A astrônoma Thaisa Storchi Bergmann, da Universidade Federal do Rio Grande do Sul (UFRGS), é outra pesquisadora de destaque internacional. Ela é uma das cientistas brasileiras mais citadas em sua área em publicações especializadas do mundo todo. Thaisa estuda galáxias ativas – aquelas que têm em seu centro um buraco negro engolindo matéria – e tenta entender e mapear o processo de alimentação desses objetos de enorme massa. "Existem vários modelos para isso, mas não há fatos que os comprovem ou não", explica.

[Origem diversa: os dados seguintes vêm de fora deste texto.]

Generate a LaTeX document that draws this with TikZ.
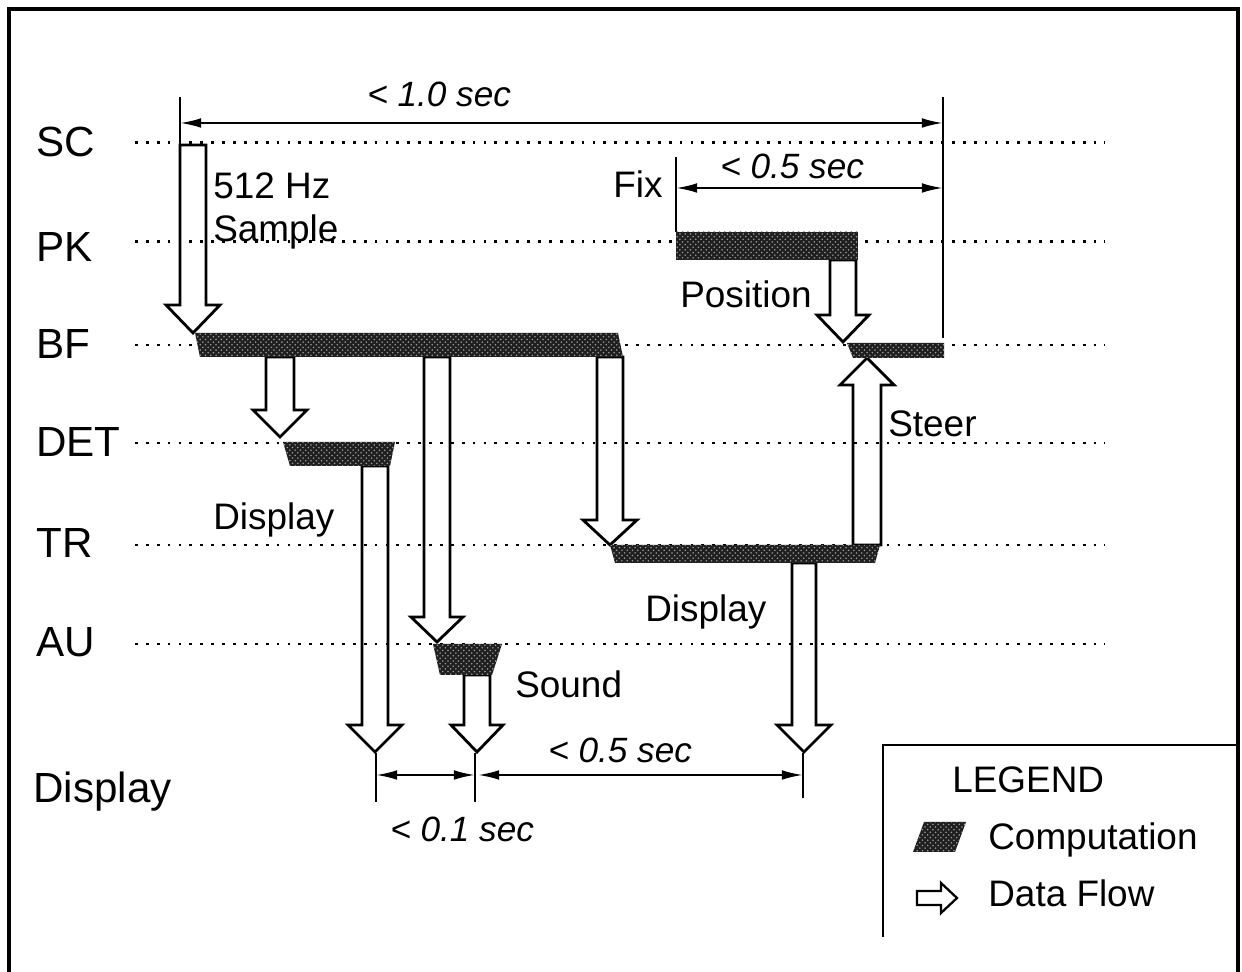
\documentclass[tikz,border=0pt]{standalone}
\usepackage{fontspec}
\setmainfont{Liberation Sans}
\usetikzlibrary{arrows.meta,patterns}
\newcommand\flowarrow[6]{%
  \draw[flow] ({#1-#5},#2) -- ({#1-#5},#3) -- ({#1-#6},#3) -- (#1,#4) -- ({#1+#6},#3) -- ({#1+#5},#3) -- ({#1+#5},#2) -- cycle;}
\tikzset{
  lane/.style={line width=1.7pt, dash pattern=on 1.6pt off 4.6pt},
  flow/.style={line width=1.6pt, line join=miter},
  comp/.style={fill=black!88, postaction={pattern=crosshatch dots, pattern color=black!40}},
  dimline/.style={line width=1.2pt, {Latex[length=12pt,width=5.5pt]}-{Latex[length=12pt,width=5.5pt]}},
  tickline/.style={line width=1.4pt},
  lbl/.style={font=\fontsize{21}{24}\selectfont, anchor=base west, inner sep=0pt},
  rowlbl/.style={font=\fontsize{24}{28}\selectfont, anchor=base west, inner sep=0pt},
  dlbl/.style={font=\itshape\fontsize{20}{24}\selectfont, anchor=base west, inner sep=0pt},
}
\begin{document}
\begin{tikzpicture}[x=0.02cm,y=-0.02cm]
\useasboundingbox (0,0) rectangle (1242,972);
% frame
\draw[line width=1.8pt] (9,972) -- (9,9) -- (1238,9) -- (1238,972);
% row labels
\node[rowlbl] (lSC) at (36,157) {SC};
\node[rowlbl] (lPK) at (36,262) {PK};
\node[rowlbl] (lBF) at (36,359) {BF};
\node[rowlbl] (lDET) at (36,457) {DET};
\node[rowlbl] (lTR) at (36,558) {TR};
\node[rowlbl] (lAU) at (36,657) {AU};
\node[rowlbl] (lDisp) at (33,803) {Display};
% lanes
\foreach \yy in {143,242,345,443,545,644} \draw[lane] (135,\yy) -- (1105,\yy);
% top dimension
\coordinate (t1a) at (180,97); \coordinate (t1b) at (180,147);
\coordinate (t2a) at (943,97); \coordinate (t2b) at (943,338);
\draw[tickline] (t1a) -- (t1b);
\draw[tickline] (t2a) -- (t2b);
\coordinate (d1l) at (180,123); \coordinate (d1r) at (943,123);
\draw[dimline] (d1l) -- (d1r);
\node[dlbl] (s10) at (367,107) {< 1.0 sec};
% fix dimension
\coordinate (fa) at (676,157); \coordinate (fb) at (676,232);
\draw[tickline] (fa) -- (fb);
\coordinate (d2l) at (676,188); \coordinate (d2r) at (943,188);
\draw[dimline] (d2l) -- (d2r);
\node[dlbl] (s05a) at (720,179) {< 0.5 sec};
\node[lbl] (fix) at (613,198) {Fix};
% data flow arrows
\flowarrow{193}{145}{305}{333}{13}{27}
\flowarrow{280}{357}{410}{437}{14}{27}
\flowarrow{437}{357}{617}{642}{13}{26}
\flowarrow{375}{466}{725}{752}{13}{27}
\flowarrow{477}{675}{725}{752}{13}{26}
\flowarrow{804}{563}{725}{752}{12}{27}
\flowarrow{610}{357}{520}{545}{13}{27}
\flowarrow{867}{545}{385}{358}{14}{27}
\flowarrow{843}{260}{315}{342}{13}{26}
% computation bars
\fill[comp] (676,232) -- (858,232) -- (858,260) -- (676,260) -- cycle;
\fill[comp] (195,333) -- (618,333) -- (623,357) -- (200,357) -- cycle;
\fill[comp] (847,343) -- (944,343) -- (944,358) -- (853,358) -- cycle;
\fill[comp] (283,442) -- (395,442) -- (390,466) -- (290,466) -- cycle;
\fill[comp] (610,545) -- (880,545) -- (875,563) -- (615,563) -- cycle;
\fill[comp] (433,644) -- (502,644) -- (492,675) -- (440,675) -- cycle;
% flow labels
\node[lbl] (hz) at (213,199) {512 Hz};
\node[lbl] (smp) at (213,242) {Sample};
\node[lbl] (pos) at (680,308) {Position};
\node[lbl] (steer) at (888,437) {Steer};
\node[lbl] (disp1) at (213,530) {Display};
\node[lbl] (disp2) at (645,622) {Display};
\node[lbl] (snd) at (515,698) {Sound};
% bottom dimensions
\coordinate (b1a) at (376,753); \coordinate (b1b) at (376,802);
\coordinate (b2a) at (475,753); \coordinate (b2b) at (475,802);
\coordinate (b3a) at (803,753); \coordinate (b3b) at (803,798);
\draw[tickline] (b1a) -- (b1b);
\draw[tickline] (b2a) -- (b2b);
\draw[tickline] (b3a) -- (b3b);
\coordinate (e1) at (376,775); \coordinate (e2) at (475,775);
\coordinate (e3) at (478,775); \coordinate (e4) at (803,775);
\draw[dimline] (e1) -- (e2);
\draw[dimline] (e3) -- (e4);
\node[dlbl] (s05b) at (548,763) {< 0.5 sec};
\node[dlbl] (s01) at (390,842) {< 0.1 sec};
% legend
\draw[line width=1.4pt] (883,937) -- (883,745) -- (1238,745);
\node[lbl] (leg) at (952,793) {LEGEND};
\fill[comp] (924,822) -- (966,822) -- (955,852) -- (913,852) -- cycle;
\node[lbl] (lc) at (988,850) {Computation};
\draw[line width=1.3pt, line join=miter] (917,891) -- (941,891) -- (941,883) -- (957,898) -- (941,913) -- (941,905) -- (917,905) -- cycle;
\node[lbl] (ld) at (988,907) {Data Flow};
\end{tikzpicture}
\end{document}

Thaisa tem um papel importante no estudo de buracos negros, corpos que têm tanta massa e, por consequência, uma gravidade tão grande que nem a luz consegue escapar – o que explica seu nome. Ela foi a primeira a detectar, em 1991, a presença de um disco de acreção (matéria girando em alta velocidade) em torno de um buraco negro no centro de uma galáxia normal próxima, a NGC 1097, situada a 50 milhões de anos-luz da Terra (um ano-luz é a distância que a luz percorre em um ano, aproximadamente 9,5 trilhões de quilômetros) e semelhante à Via Láctea. Até então, não havia evidência de que os buracos negros existissem no centro da maioria das galáxias.
Apesar de os objetos de estudo dos astrônomos estarem a milhões ou bilhões de anos-luz da Terra, nosso dia a dia está cheio de fatos e processos derivados deles. Toda a energia que move nosso cotidiano, nossa vida, vem de uma estrela, o Sol. Todos os átomos de que somos feitos ou que nos cercam vieram de estrelas que já morreram. Sem a morte delas, não haveria vida, nem mesmo pedras. A água que bebemos pode ter sido trazida por cometas. "Diante de tudo isso, é incrível que muitas pessoas ainda imaginem que a Terra é uma coisa, o céu outra, completamente diferente", diz Damineli. "Na verdade, acho que o principal impacto da astronomia no cotidiano é que, quando exploramos novas fronteiras lá fora, nosso espaço interior se amplia. E isso é essencial para a cultura humana."